Jean-Christophe Rufin, écrivain et ancien ambassadeur de France au Sénégal, livre une analyse approfondie de la situation politique actuelle dans ce pays chez nos confrères du journal français Le Parisien parcouru par Senego. Selon lui, l’arrivée au pouvoir du président Bassirou Diomaye Faye et la montée du populisme suscitent de vives préoccupations, tant à Paris qu’à Dakar. Le 12 septembre dernier, Bassirou Diomaye Faye a pris la décision de dissoudre l’Assemblée nationale, une action qui, selon Rufin, a plongé le Sénégal dans une incertitude politique majeure.
La France et le Sénégal, liés par des relations historiques, institutionnelles et humaines, sont très proches, rappelle Rufin. Le pays abrite une importante communauté française de plus de 25 000 résidents, tandis que la France compte une diaspora sénégalaise significative. Une crise majeure au Sénégal, estime-t-il, pourrait avoir des répercussions graves pour la France, d’autant plus que le pays se trouve dans une région instable, avec des voisins comme le Mali, le Burkina Faso et le Niger, désormais sous le contrôle de juntes militaires qui affichent une hostilité marquée envers Paris.
Cependant, le Sénégal, note Rufin, se distingue par son histoire démocratique exemplaire, marquée par des alternances pacifiques au pouvoir depuis son indépendance. L’élection de Bassirou Diomaye Faye en avril dernier semblait s’inscrire dans cette continuité, mais l’ascension d’Ousmane Sonko, désormais Premier ministre, soulève de nombreuses inquiétudes. Ce dernier, en dépit de son inéligibilité à la présidence, reste un acteur politique central, fort d’un soutien important de la jeunesse sénégalaise.

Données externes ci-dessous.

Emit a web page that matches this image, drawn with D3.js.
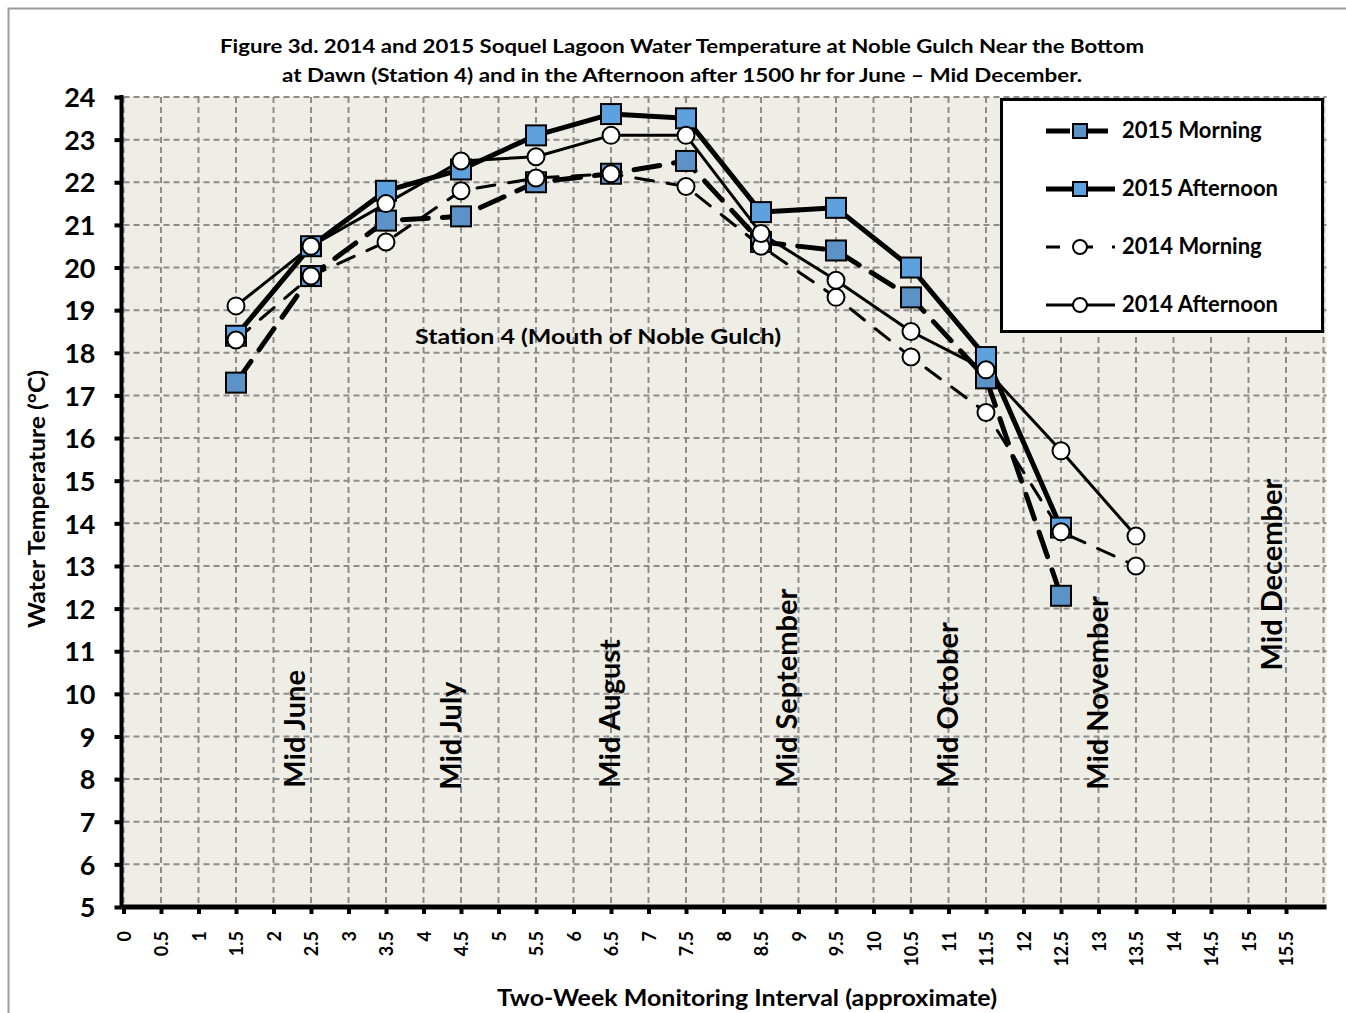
<!DOCTYPE html>
<html><head><meta charset="utf-8">
<script src="https://cdn.jsdelivr.net/npm/d3@7"></script>
<style>body{margin:0;background:#fff;} text{font-family:Lato, "Open Sans", sans-serif;font-weight:bold;}</style>
</head><body><svg id="c" width="1346" height="1013"></svg>
<script>
const xs = [1.5,2.5,3.5,4.5,5.5,6.5,7.5,8.5,9.5,10.5,11.5,12.5,13.5];
const morning2015 = [17.3,19.8,21.1,21.2,22.0,22.2,22.5,20.6,20.4,19.3,17.4,12.3];
const afternoon2015 = [18.4,20.5,21.8,22.3,23.1,23.6,23.5,21.3,21.4,20.0,17.9,13.9];
const morning2014 = [18.3,19.8,20.6,21.8,22.1,22.2,21.9,20.5,19.3,17.9,16.6,13.8,13.0];
const afternoon2014 = [19.1,20.5,21.5,22.5,22.6,23.1,23.1,20.8,19.7,18.5,17.6,15.7,13.7];
const seriesNames = ["2015 Morning","2015 Afternoon","2014 Morning","2014 Afternoon"];
const xTicks = d3.range(0,16,0.5);
const yTicks = d3.range(5,25,1);
const monthLabels = ["Mid June","Mid July","Mid August","Mid September","Mid October","Mid November","Mid December"];
const monthX = [2.29,4.37,6.49,8.85,10.99,12.99,15.31];
const monthY = [7.8,7.75,7.8,7.8,7.8,7.75,10.55];
const titleLines = ["Figure 3d. 2014 and 2015 Soquel Lagoon Water Temperature at Noble Gulch Near the Bottom",
 "at Dawn (Station 4) and in the Afternoon after 1500 hr for June \u2013 Mid December."];

const svg = d3.select("#c");
// outer frame
svg.append("rect").attr("x",8.5).attr("y",8.5).attr("width",1345).attr("height",1010)
  .attr("fill","#fff").attr("stroke","#9a9a9a").attr("stroke-width",2);

const L=123.5, R=1323.5, T=97, B=907;
const x = d3.scaleLinear().domain([0,16]).range([L,R]);
const y = d3.scaleLinear().domain([5,24]).range([B,T]);

svg.append("rect").attr("x",L).attr("y",T).attr("width",R-L+3).attr("height",B-T).attr("fill","#efeee6");

// grid
const g = svg.append("g");
g.selectAll(".vg").data(xTicks.concat([16])).join("line")
  .attr("x1",d=>x(d)).attr("x2",d=>x(d)).attr("y1",T).attr("y2",B)
  .attr("stroke","#8c8c8c").attr("stroke-width",2).attr("stroke-dasharray","6,4");
g.selectAll(".hg").data(yTicks).join("line")
  .attr("x1",L).attr("x2",R+3).attr("y1",d=>y(d)).attr("y2",d=>y(d))
  .attr("stroke","#8c8c8c").attr("stroke-width",2).attr("stroke-dasharray","6,4");

// title
titleLines.forEach((t,i)=>{
  svg.append("text").attr("x",682).attr("y",53+i*29).attr("text-anchor","middle")
    .attr("font-size",19).attr("textLength", i==0?924:800).attr("lengthAdjust","spacingAndGlyphs").text(t);
});

// station label
svg.append("text").attr("x",598).attr("y",344).attr("text-anchor","middle").attr("font-size",21)
  .attr("textLength",366).attr("lengthAdjust","spacingAndGlyphs").text("Station 4 (Mouth of Noble Gulch)");

// month labels
monthLabels.forEach((m,i)=>{
  svg.append("text").attr("transform",`translate(${x(monthX[i])+10},${y(monthY[i])}) rotate(-90)`)
    .attr("font-size",29).attr("text-anchor","start").text(m);
});

// axes
const xAxis = d3.axisBottom(x).tickValues(xTicks).tickSize(7).tickFormat("");
const xa = svg.append("g").attr("transform",`translate(0,${B})`).call(xAxis);
xa.select(".domain").attr("stroke","#000").attr("stroke-width",5).attr("d",`M${L-2},0H${R+3}`);
xa.selectAll(".tick line").attr("stroke","#000").attr("stroke-width",4);
xa.selectAll(".tick").append("text").attr("transform","translate(6.5,24) rotate(-90)")
  .attr("text-anchor","end").attr("fill","#000").attr("font-size",18).text(d=>d3.format("")(d));

const yAxis = d3.axisLeft(y).tickValues(yTicks).tickSize(7).tickFormat("");
const ya = svg.append("g").attr("transform",`translate(${L-2},0)`).call(yAxis);
ya.select(".domain").attr("stroke","#000").attr("stroke-width",4).attr("d",`M0,${T-2}V${B}`);
ya.selectAll(".tick line").attr("stroke","#000").attr("stroke-width",4);
ya.selectAll(".tick").append("text").attr("x",-26).attr("dy","0.36em").attr("text-anchor","end")
  .attr("fill","#000").attr("font-size",27).text(d=>d);

svg.append("text").attr("transform","translate(45,499) rotate(-90)").attr("text-anchor","middle")
  .attr("font-size",22).attr("textLength",258).attr("lengthAdjust","spacingAndGlyphs").text("Water Temperature (\u00B0C)");
svg.append("text").attr("x",747).attr("y",1006).attr("text-anchor","middle").attr("font-size",23)
  .attr("textLength",500).attr("lengthAdjust","spacingAndGlyphs").text("Two-Week Monitoring Interval (approximate)");

// series
const series = [
  {name:seriesNames[0], vals:morning2015, marker:"sq", fill:"#5b93c8", w:5, dash:"26,14"},
  {name:seriesNames[1], vals:afternoon2015, marker:"sq", fill:"#5ea1df", w:5, dash:null},
  {name:seriesNames[2], vals:morning2014, marker:"ci", fill:"#fff", w:3, dash:"18,14"},
  {name:seriesNames[3], vals:afternoon2014, marker:"ci", fill:"#fff", w:3, dash:null}
];
const line = d3.line().x(d=>x(d[0])).y(d=>y(d[1]));
series.forEach(s=>{
  const pts = s.vals.map((v,i)=>[xs[i],v]);
  svg.append("path").attr("d",line(pts)).attr("fill","none").attr("stroke","#000")
    .attr("stroke-width",s.w).attr("stroke-dasharray",s.dash).attr("stroke-linejoin","round").attr("stroke-linecap","round");
});
function marker(sel, s, cx, cy){
  if(s.marker==="sq") sel.append("rect").attr("x",cx-10).attr("y",cy-10).attr("width",20).attr("height",20)
     .attr("fill",s.fill).attr("stroke","#000").attr("stroke-width",2);
  else sel.append("circle").attr("cx",cx).attr("cy",cy).attr("r",8.5).attr("fill","#fff").attr("stroke","#000").attr("stroke-width",2);
}
series.forEach(s=>{
  const mg = svg.append("g");
  s.vals.forEach((v,i)=>marker(mg,s,x(xs[i]),y(v)));
});

// legend
const lg = svg.append("g");
lg.append("rect").attr("x",1001.5).attr("y",99.5).attr("width",321).attr("height",232)
  .attr("fill","#fff").attr("stroke","#000").attr("stroke-width",3);
series.forEach((s,i)=>{
  const cy = 131 + i*58;
  lg.append("line").attr("x1",1046).attr("x2",1115).attr("y1",cy).attr("y2",cy).attr("stroke","#000")
    .attr("stroke-width",s.w).attr("stroke-dasharray", s.dash ? (i==0?"24,14":"14,19") : null);
  if(s.marker==="sq") lg.append("rect").attr("x",1073).attr("y",cy-7).attr("width",14).attr("height",14)
     .attr("fill",s.fill).attr("stroke","#000").attr("stroke-width",2);
  else lg.append("circle").attr("cx",1080).attr("cy",cy).attr("r",7).attr("fill","#fff").attr("stroke","#000").attr("stroke-width",2);
  lg.append("text").attr("x",1122).attr("y",cy+7).attr("font-size",22).text(s.name);
});
</script></body></html>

Rufin met en lumière le caractère populiste de Sonko, dont le parti, Pastef, ne dispose pas d’une majorité parlementaire. Cela pourrait poser problème lors des élections législatives du 17 novembre, prévues pour confirmer ou non son emprise politique. Si Sonko échoue à obtenir cette majorité, il pourrait, avertit Rufin, appeler ses partisans à descendre dans la rue, menaçant ainsi la stabilité du pays. Et même s’il réussit, ses ambitions de réformes institutionnelles profondes pourraient ébranler l’équilibre démocratique sénégalais.
L’écrivain rappelle également que Sonko manie une rhétorique anti-française virulente et affiche une volonté de nouer des alliances stratégiques ailleurs, notamment avec la Chine ou la Russie. Il souligne que la présence chinoise au Sénégal est de plus en plus contestée, illustrée par un récent procès intenté contre une entreprise chinoise accusée de conditions de travail abusives. Quant à la Russie, bien que militairement active dans la région via la milice Wagner, elle a subi un revers majeur au nord du Mali, affaiblissant son influence.
Sur le plan économique, Rufin insiste sur la fragilité de la situation. Le nouveau pouvoir, élu avec la promesse de créer des emplois pour une jeunesse majoritaire, doit composer avec une économie dégradée. Les mises en garde répétées du FMI renforcent la méfiance des bailleurs de fonds internationaux, compliquant encore plus la tâche du gouvernement sénégalais.
Malgré ces tensions, Rufin souligne que les relations entre les autorités sénégalaises et les entreprises françaises restent relativement stables. Un industriel français présent dans le pays depuis plusieurs décennies confirme que, bien que certains contrats soient en cours de renégociation, la présence économique française au Sénégal ne semble pas immédiatement menacée.
Enfin, Rufin note deux éléments de stabilité dans ce contexte incertain : les confréries musulmanes, qui jouent un rôle modérateur au sein de la société sénégalaise, et l’armée, qui, jusqu’à présent, reste loyale au pouvoir civil.
Jean-Christophe Rufin avertit que le Sénégal, malgré sa stabilité historique, traverse une phase critique et a plus que jamais besoin du soutien de la France et de l’Europe pour éviter le chaos.